Calling Apple Arcade a “gateway” service may seem unfair, but consider that Apple has never been a powerhouse in traditional gaming tech. Instead, the company’s focus is mainly on the games available through the App Store. Apple Arcade is clearly a generational play aimed at younger iPhone owners, but whether or how well Apple can entice them from the free/low fee game apps they love to a monthly subscription is uncertain. Call this one not so great.
Though Apple focused most of its firepower on the Apple TV+ subscription service launch, the prevalence of Baby Boomer and Gen X media celebrities made the proceedings seem a little tired. Sure, there were intriguing surprises, but they were mostly “safe” surprises that emphasized Apple’s deep pockets more than innovative thinking. Whether these efforts will result in compelling new content or produce significant threats to Netflix, Amazon Prime or other streaming services is anything but certain. Call it “good” but with reservations.

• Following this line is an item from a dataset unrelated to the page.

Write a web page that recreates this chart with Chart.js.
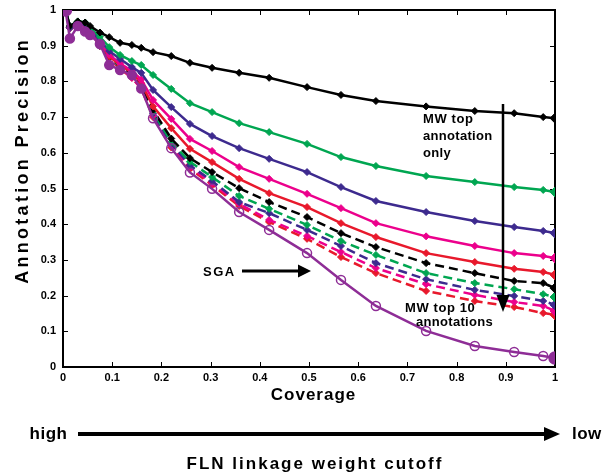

Of the new services, Apple Card seems to be the most potentially disruptive to the market and, perhaps, lucrative for Apple. Some critics have noted that plenty of credit cards offer better reward programs or forgive annual fees, but those offerings are typically aimed at higher-income clients and those with solid credit histories. Providing those benefits across the board to Apple Wallet users could substantially level the credit/debit playing field and force other card issuers to follow Apple’s lead. Goldman Sachs involvement is also intriguing since the company has previously not been involved in consumer banking. If Apple Card develops as planned, it could be as good as gold.
Finally, Apple’s new services build on existing products and platforms, meaning they pose far less risk to the company than launching all-new offerings. In some cases, Apple is working with talented, knowledgeable partners who should substantial value. While it’s unlikely that all of the new services will be as game changing as Tim Cook and company suggest, there appears to be more upside than down. For Apple, its shareholders and its customers, that’s all to the good.